## Exercise goal
Count how many lines of the material below have the word "Apache" and give only the number.

## Raw records
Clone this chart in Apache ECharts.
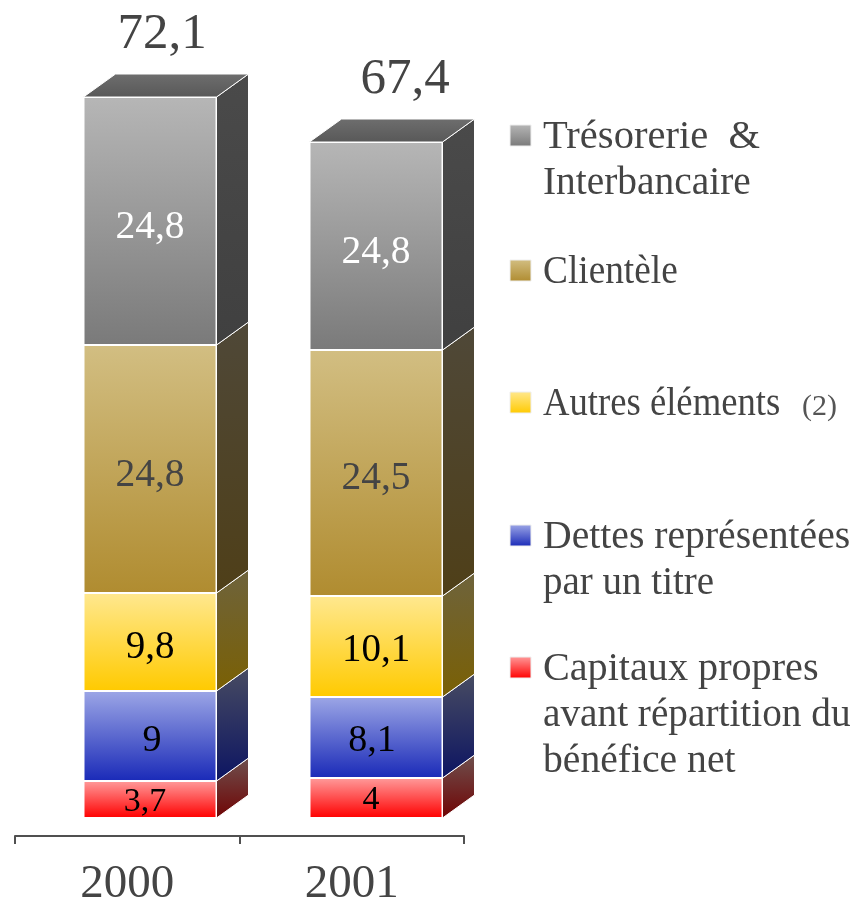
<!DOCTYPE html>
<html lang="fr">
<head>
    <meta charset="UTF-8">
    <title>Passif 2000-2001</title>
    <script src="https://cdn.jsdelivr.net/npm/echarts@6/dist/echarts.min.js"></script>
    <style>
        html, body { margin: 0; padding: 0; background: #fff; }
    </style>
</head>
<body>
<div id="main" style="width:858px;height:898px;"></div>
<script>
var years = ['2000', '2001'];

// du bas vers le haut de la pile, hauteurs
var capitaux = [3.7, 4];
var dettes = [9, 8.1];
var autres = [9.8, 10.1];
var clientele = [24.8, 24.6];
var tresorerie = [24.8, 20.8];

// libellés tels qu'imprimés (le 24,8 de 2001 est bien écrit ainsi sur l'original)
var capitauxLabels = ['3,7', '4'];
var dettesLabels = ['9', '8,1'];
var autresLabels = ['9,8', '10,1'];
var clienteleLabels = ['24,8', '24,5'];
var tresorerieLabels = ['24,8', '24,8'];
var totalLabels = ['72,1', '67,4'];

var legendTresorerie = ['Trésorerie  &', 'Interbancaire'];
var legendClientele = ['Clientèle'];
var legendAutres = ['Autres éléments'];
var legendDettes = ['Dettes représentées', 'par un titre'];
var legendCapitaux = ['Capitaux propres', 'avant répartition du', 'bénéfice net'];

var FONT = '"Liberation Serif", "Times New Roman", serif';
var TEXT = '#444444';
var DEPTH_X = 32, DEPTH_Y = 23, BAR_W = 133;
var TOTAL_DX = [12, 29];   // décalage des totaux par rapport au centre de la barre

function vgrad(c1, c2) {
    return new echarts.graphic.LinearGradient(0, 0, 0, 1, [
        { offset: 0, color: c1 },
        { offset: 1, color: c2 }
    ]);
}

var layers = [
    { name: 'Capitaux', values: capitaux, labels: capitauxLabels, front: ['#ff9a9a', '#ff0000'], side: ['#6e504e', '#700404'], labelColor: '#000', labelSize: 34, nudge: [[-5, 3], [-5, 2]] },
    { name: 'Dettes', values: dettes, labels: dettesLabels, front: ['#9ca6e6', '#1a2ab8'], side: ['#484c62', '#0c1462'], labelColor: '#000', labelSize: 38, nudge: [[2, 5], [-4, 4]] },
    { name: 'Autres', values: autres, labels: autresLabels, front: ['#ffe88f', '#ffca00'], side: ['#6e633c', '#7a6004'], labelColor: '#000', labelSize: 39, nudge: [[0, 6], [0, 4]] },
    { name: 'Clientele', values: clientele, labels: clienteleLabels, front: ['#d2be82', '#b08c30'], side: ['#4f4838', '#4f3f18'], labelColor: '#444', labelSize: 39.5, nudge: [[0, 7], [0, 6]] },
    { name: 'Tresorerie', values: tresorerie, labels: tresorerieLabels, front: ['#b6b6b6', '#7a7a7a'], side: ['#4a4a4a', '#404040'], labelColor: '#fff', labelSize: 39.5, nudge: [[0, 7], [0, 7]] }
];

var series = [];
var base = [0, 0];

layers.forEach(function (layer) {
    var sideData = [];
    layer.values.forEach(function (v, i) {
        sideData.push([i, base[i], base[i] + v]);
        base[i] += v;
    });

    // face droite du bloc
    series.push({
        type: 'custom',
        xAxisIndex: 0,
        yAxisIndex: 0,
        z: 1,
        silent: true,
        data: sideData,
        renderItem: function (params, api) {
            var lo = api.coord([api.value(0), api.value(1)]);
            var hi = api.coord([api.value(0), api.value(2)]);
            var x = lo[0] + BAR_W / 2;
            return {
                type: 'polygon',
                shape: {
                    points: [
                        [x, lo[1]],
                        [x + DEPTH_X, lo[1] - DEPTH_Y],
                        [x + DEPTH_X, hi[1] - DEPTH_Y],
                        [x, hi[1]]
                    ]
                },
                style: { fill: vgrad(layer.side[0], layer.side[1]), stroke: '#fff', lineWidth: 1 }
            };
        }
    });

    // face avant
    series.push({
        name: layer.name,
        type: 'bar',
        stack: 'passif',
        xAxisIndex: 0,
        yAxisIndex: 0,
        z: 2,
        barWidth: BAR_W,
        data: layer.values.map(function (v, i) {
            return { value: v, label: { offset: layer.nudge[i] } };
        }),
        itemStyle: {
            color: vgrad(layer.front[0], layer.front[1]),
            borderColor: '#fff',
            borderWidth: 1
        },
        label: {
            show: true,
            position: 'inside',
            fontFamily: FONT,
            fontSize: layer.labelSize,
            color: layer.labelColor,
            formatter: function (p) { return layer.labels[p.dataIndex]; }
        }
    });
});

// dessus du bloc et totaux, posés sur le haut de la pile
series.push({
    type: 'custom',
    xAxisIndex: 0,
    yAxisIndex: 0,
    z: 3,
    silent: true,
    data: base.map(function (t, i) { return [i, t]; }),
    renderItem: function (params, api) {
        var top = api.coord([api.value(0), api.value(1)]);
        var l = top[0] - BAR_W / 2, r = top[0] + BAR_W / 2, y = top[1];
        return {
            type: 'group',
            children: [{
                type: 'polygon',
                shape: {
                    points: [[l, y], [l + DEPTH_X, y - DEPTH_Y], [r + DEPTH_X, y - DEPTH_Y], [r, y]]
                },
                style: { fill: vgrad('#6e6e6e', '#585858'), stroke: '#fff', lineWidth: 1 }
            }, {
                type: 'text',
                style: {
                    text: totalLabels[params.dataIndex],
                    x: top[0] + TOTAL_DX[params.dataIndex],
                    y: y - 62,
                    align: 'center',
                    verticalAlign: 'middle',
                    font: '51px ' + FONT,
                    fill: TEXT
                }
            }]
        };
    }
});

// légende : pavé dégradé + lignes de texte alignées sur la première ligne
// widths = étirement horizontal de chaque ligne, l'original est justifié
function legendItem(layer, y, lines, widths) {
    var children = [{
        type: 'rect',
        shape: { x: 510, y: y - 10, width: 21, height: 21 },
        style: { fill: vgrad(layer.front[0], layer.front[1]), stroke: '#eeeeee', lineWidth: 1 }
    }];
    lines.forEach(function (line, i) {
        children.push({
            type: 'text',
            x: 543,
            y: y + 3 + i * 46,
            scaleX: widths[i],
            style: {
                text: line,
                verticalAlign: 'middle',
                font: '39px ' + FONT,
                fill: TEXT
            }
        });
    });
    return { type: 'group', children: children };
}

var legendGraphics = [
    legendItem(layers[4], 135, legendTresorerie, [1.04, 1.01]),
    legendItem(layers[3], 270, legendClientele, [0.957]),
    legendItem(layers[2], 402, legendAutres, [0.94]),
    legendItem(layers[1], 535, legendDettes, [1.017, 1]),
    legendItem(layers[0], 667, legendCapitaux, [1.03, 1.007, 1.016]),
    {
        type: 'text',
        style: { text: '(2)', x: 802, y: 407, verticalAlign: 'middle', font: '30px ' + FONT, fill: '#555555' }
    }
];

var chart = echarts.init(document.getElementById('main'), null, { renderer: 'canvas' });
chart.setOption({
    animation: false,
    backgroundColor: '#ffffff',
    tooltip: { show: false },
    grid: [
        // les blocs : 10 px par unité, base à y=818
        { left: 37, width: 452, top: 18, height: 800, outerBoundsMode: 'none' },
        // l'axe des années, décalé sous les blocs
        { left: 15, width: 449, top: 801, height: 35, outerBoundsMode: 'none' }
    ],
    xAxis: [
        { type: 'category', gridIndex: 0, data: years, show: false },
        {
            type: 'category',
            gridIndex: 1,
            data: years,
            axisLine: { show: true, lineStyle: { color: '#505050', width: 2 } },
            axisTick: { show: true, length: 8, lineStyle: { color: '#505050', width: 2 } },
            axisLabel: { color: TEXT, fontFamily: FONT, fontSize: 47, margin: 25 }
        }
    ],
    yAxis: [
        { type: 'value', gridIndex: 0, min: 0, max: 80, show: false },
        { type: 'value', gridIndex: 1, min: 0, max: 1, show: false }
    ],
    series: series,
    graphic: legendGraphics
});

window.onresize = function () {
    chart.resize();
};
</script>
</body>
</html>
---
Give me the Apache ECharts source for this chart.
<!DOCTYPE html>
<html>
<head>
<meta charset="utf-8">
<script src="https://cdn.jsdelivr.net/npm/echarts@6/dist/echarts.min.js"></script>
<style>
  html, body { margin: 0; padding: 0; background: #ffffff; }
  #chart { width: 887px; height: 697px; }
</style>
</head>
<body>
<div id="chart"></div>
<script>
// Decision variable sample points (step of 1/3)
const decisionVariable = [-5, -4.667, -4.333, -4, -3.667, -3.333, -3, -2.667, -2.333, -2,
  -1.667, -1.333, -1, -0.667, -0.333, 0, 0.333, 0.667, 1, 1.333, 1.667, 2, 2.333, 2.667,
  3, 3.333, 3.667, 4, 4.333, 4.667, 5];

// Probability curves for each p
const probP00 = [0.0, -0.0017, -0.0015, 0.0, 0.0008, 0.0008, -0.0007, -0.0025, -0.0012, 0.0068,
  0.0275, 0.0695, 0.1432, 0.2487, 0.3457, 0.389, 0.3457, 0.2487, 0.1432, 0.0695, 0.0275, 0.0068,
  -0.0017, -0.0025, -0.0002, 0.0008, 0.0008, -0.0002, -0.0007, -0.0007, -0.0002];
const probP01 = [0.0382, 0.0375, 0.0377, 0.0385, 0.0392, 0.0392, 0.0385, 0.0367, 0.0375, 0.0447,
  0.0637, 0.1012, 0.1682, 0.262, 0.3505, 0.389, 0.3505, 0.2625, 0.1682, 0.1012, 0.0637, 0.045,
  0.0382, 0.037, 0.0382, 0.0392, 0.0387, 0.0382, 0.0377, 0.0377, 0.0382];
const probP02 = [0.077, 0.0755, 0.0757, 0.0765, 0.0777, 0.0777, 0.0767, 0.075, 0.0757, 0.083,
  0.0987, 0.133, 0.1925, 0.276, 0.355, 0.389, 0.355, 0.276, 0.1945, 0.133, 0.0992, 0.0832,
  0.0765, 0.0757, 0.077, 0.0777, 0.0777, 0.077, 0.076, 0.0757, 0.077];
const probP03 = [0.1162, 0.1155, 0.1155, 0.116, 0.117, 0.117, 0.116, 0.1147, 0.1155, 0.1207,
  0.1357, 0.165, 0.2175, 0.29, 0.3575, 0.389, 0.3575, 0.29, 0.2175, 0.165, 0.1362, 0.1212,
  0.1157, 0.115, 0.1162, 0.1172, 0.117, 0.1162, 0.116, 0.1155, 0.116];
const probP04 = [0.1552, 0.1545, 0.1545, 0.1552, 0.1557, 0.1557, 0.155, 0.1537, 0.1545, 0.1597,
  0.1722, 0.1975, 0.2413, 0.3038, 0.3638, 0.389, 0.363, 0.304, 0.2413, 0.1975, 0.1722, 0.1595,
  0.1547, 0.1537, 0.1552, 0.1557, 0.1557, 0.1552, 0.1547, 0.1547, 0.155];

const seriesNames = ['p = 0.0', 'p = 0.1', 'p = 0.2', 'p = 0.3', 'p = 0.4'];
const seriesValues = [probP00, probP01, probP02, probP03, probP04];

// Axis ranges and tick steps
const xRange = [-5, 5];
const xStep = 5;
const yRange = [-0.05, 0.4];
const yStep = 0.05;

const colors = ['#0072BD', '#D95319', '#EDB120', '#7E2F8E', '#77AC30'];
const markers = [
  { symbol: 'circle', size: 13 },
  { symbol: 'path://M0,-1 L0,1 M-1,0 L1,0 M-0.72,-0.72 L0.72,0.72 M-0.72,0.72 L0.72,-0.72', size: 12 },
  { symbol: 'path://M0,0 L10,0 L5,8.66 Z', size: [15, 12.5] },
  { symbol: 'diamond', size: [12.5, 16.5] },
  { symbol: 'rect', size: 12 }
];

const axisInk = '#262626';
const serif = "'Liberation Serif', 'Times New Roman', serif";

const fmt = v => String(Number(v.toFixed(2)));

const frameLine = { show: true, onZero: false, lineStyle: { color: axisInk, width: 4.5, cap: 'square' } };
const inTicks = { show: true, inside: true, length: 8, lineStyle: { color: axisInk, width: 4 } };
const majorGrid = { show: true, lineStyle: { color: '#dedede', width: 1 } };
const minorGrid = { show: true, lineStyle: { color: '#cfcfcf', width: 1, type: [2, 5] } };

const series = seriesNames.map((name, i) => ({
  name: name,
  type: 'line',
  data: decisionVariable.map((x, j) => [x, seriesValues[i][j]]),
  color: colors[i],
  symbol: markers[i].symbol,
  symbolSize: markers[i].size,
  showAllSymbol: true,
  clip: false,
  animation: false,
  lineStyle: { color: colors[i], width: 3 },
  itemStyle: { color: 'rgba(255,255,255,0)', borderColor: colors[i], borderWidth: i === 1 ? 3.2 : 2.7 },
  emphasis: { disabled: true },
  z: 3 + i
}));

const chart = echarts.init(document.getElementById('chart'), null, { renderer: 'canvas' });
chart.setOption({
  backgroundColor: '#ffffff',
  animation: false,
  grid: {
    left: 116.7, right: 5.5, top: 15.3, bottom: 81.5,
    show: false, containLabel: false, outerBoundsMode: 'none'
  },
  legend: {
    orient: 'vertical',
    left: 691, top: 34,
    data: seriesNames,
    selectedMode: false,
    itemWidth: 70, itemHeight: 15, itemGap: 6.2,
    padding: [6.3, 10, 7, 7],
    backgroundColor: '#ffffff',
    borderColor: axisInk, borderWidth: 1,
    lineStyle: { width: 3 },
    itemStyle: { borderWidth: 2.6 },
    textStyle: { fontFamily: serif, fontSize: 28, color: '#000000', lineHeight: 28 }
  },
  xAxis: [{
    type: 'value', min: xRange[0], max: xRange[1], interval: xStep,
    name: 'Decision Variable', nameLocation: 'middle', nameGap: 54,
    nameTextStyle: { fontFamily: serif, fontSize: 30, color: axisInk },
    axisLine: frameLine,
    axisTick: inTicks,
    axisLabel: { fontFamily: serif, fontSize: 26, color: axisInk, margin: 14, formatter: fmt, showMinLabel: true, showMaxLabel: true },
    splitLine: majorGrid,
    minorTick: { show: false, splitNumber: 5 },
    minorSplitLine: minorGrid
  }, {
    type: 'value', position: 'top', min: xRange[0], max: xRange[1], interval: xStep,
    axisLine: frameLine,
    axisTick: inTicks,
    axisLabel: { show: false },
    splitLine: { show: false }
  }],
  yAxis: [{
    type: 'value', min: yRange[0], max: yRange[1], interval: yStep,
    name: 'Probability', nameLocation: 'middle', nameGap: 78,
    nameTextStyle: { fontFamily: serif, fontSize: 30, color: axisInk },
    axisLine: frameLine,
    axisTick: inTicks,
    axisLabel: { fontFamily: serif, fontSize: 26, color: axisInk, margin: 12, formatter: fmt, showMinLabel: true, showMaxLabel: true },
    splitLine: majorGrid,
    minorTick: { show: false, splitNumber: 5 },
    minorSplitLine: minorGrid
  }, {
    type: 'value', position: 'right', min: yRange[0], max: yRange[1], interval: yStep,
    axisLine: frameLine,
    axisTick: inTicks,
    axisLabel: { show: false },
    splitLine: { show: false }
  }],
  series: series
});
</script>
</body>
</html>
* * *
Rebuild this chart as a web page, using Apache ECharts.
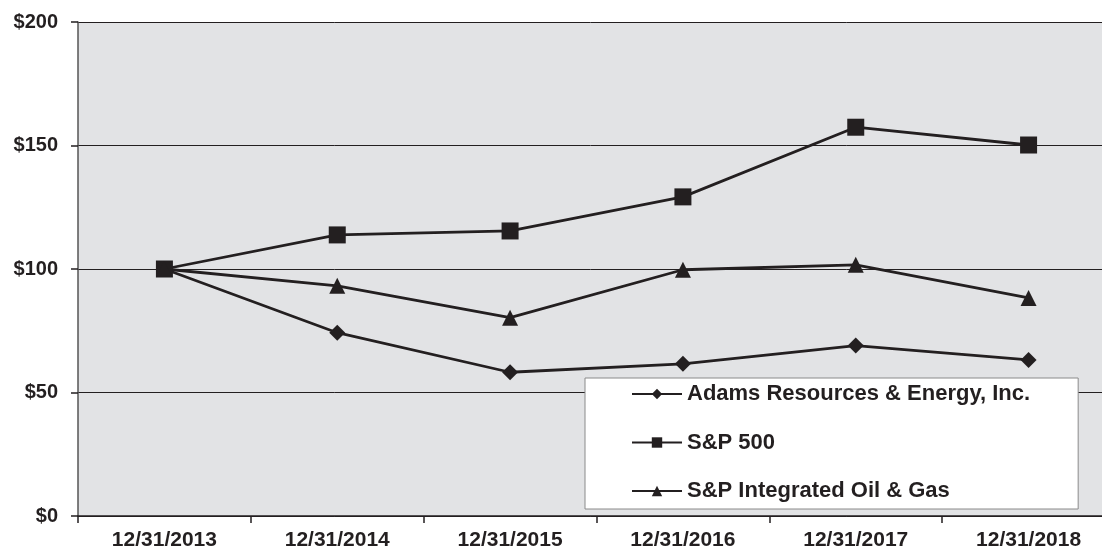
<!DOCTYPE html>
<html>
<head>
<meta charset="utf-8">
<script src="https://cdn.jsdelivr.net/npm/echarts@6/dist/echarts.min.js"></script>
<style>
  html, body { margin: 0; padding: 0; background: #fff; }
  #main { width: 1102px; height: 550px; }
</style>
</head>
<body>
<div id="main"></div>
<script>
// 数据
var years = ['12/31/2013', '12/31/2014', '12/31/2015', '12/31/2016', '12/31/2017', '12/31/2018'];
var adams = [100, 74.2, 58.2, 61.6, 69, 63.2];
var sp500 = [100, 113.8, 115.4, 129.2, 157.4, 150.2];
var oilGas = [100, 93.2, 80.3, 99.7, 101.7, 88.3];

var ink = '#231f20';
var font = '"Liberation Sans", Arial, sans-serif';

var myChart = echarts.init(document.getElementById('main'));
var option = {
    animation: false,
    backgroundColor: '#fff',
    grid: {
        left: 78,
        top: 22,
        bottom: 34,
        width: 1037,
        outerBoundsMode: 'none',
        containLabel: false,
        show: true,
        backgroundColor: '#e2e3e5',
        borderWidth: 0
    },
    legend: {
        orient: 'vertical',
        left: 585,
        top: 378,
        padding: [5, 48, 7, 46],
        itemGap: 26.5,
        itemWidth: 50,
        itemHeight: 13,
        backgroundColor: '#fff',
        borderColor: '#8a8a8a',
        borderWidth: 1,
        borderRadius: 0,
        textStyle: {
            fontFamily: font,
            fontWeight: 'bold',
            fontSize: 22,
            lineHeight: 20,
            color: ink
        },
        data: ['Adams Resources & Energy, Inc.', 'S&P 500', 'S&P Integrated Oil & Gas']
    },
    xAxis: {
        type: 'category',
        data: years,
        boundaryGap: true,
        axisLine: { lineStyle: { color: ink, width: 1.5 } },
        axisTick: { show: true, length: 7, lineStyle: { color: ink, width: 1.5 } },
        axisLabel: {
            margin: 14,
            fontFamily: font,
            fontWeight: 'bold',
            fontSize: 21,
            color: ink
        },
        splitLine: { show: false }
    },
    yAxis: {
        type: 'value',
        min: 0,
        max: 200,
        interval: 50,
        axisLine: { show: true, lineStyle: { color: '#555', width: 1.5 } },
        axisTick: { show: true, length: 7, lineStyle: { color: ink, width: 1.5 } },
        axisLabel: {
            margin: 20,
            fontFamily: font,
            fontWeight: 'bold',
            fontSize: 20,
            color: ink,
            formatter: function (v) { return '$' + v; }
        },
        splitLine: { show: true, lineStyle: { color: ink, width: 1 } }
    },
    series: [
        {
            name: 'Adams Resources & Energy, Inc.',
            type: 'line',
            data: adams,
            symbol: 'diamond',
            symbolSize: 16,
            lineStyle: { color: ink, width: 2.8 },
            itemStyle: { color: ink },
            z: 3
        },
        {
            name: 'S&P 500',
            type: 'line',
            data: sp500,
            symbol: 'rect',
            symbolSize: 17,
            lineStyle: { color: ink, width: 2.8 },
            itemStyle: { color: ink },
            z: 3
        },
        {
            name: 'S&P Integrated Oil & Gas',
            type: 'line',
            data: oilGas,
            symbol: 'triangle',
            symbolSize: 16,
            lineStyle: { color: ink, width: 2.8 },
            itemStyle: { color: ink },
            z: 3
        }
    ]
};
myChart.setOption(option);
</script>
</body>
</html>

## Written solution
3